Scientists believe the comet was a member of the Oort Cloud, a nursery of comets beyond the orbit of Pluto.
“The final disintegration of the comet occurred in two steps,” Hermann Boehnhardt, an astronomer at MPISSR, told The Telegraph.
About a day before its closest approach, a rapid rise in its brightness marked the first step, most likely an explosion caused by increasing gas pressures owing to ice in the comet’s nucleus directly turning into gas. The explosion would have shattered the nucleus into fragments, large and small.
In the second step, the fragments would continue to disintegrate, said Boehnhardt, who used an instrument aboard a US-European space observatory called SOHO to observe Ison’s encounter with the Sun.
He said that during the hour after the comet’s closest approach — about 1.8 million kilometres from the Sun — the ice and the glueing material in the fragments would have been exhausted and there would be nothing to keep the solid dust together.
Nasa said yesterday that astronomers were still trying to determine whether the residual fragment was dust debris or a small nucleus of the original ball of ice.

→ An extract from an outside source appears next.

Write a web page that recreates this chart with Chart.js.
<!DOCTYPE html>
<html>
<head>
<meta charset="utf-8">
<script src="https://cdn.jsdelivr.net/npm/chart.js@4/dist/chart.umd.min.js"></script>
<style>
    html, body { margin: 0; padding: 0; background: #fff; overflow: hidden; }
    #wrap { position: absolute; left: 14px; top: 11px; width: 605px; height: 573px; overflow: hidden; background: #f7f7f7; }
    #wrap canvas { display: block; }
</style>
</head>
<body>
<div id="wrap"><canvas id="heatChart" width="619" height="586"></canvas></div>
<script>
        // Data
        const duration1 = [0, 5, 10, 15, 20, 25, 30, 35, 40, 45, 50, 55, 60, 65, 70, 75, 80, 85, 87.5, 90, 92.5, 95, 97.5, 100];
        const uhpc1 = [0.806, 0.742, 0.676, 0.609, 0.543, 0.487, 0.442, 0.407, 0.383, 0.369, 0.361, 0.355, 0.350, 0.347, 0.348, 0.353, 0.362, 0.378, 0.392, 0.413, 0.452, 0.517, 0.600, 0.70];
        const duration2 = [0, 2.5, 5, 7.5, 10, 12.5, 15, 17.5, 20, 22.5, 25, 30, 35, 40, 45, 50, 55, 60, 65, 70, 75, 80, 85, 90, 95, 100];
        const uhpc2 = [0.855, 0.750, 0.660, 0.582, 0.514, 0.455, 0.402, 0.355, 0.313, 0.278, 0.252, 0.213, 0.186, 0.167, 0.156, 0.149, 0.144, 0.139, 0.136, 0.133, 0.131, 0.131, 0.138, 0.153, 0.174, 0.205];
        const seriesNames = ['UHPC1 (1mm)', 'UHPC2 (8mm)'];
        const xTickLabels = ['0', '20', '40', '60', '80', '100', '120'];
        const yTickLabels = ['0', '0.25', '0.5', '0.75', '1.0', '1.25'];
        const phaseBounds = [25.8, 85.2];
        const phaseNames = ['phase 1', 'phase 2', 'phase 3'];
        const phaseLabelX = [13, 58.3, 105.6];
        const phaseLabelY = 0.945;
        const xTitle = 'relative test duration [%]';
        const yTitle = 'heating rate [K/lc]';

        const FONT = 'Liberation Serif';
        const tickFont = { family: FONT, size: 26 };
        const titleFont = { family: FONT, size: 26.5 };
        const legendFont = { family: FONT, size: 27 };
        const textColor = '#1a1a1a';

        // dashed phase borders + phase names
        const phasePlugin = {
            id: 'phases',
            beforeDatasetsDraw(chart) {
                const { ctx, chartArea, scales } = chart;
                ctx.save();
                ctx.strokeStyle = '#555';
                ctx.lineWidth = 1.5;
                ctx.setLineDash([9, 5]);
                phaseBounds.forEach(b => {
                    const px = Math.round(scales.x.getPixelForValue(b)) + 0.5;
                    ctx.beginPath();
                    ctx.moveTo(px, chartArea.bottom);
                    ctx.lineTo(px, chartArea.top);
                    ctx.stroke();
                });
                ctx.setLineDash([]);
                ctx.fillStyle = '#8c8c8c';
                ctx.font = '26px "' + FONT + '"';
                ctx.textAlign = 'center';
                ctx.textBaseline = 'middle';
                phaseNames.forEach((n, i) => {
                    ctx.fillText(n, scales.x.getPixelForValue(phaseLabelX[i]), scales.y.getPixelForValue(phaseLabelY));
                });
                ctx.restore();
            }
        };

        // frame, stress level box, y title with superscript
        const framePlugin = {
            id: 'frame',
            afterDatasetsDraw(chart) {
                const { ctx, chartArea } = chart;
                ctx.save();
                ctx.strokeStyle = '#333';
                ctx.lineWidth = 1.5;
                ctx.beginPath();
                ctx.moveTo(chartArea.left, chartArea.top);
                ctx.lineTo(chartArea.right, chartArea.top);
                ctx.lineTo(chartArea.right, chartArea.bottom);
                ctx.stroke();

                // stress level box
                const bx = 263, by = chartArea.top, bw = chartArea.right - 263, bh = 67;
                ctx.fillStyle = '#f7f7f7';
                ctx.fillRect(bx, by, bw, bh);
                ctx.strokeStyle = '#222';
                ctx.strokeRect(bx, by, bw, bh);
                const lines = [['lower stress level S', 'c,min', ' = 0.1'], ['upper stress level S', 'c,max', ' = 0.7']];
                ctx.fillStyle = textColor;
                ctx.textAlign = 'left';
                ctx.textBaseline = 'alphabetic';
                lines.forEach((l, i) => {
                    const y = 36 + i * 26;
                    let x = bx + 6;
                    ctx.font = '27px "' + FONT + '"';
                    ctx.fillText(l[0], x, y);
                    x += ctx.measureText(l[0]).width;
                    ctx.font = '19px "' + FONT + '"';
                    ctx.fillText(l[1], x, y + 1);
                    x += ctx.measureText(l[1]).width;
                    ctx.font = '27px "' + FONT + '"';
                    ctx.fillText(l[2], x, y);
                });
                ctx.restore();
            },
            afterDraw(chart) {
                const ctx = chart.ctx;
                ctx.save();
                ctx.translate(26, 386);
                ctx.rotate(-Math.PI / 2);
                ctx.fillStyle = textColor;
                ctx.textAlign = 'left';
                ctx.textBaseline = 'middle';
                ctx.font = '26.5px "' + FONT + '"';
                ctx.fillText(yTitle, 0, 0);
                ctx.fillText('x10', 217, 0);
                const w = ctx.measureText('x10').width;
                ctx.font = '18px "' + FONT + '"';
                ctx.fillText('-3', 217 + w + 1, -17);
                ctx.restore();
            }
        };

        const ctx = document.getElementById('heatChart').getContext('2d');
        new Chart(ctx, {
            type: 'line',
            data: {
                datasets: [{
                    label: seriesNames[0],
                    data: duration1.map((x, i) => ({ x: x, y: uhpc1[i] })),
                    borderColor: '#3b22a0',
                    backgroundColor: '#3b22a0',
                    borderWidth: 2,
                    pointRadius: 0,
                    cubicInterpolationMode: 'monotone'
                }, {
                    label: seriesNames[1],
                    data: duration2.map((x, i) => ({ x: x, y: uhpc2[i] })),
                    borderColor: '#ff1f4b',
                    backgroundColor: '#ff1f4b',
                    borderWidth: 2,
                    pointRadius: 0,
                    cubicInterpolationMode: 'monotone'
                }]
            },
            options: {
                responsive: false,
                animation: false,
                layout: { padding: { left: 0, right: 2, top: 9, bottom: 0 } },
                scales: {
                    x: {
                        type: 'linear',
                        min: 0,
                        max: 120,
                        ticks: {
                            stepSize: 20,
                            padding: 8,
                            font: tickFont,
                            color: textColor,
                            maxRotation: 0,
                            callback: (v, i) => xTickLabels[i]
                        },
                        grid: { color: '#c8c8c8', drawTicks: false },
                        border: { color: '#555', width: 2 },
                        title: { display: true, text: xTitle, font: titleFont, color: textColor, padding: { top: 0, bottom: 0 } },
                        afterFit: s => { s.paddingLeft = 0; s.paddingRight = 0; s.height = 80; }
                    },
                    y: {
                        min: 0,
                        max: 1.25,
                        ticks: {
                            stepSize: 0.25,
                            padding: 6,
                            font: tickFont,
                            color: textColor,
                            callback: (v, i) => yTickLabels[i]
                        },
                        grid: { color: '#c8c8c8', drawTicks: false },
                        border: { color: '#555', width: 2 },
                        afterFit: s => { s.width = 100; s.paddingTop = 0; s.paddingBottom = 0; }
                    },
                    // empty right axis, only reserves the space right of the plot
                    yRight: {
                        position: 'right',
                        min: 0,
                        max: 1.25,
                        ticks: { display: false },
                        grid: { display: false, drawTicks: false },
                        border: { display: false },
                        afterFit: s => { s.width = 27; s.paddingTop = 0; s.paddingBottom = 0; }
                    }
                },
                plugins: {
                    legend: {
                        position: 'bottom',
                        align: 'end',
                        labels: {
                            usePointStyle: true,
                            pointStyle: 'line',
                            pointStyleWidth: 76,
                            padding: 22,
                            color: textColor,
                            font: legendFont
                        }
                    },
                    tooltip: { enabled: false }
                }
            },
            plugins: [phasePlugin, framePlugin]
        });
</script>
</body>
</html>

“There is no doubt (that) the comet shrank in size as it rounded the Sun, and there is no doubt something made it out on the other side to shoot back into space,” the agency said in a statement. “It seems likely that on December 1, there was no nucleus left.”
Astronomers say a cometary nucleus breaks up near the Sun typically once in 100 years. The residual dust cloud is expected to disperse in interplanetary space and become part of the interplanetary dust environment.
“Depending on the size of the dust grains,” Boehnhardt said, “they will end up evaporating in the Sun or will be expelled from the inner solar system in hyperbolic orbits which may allow them to leave the solar system if they survive long enough.”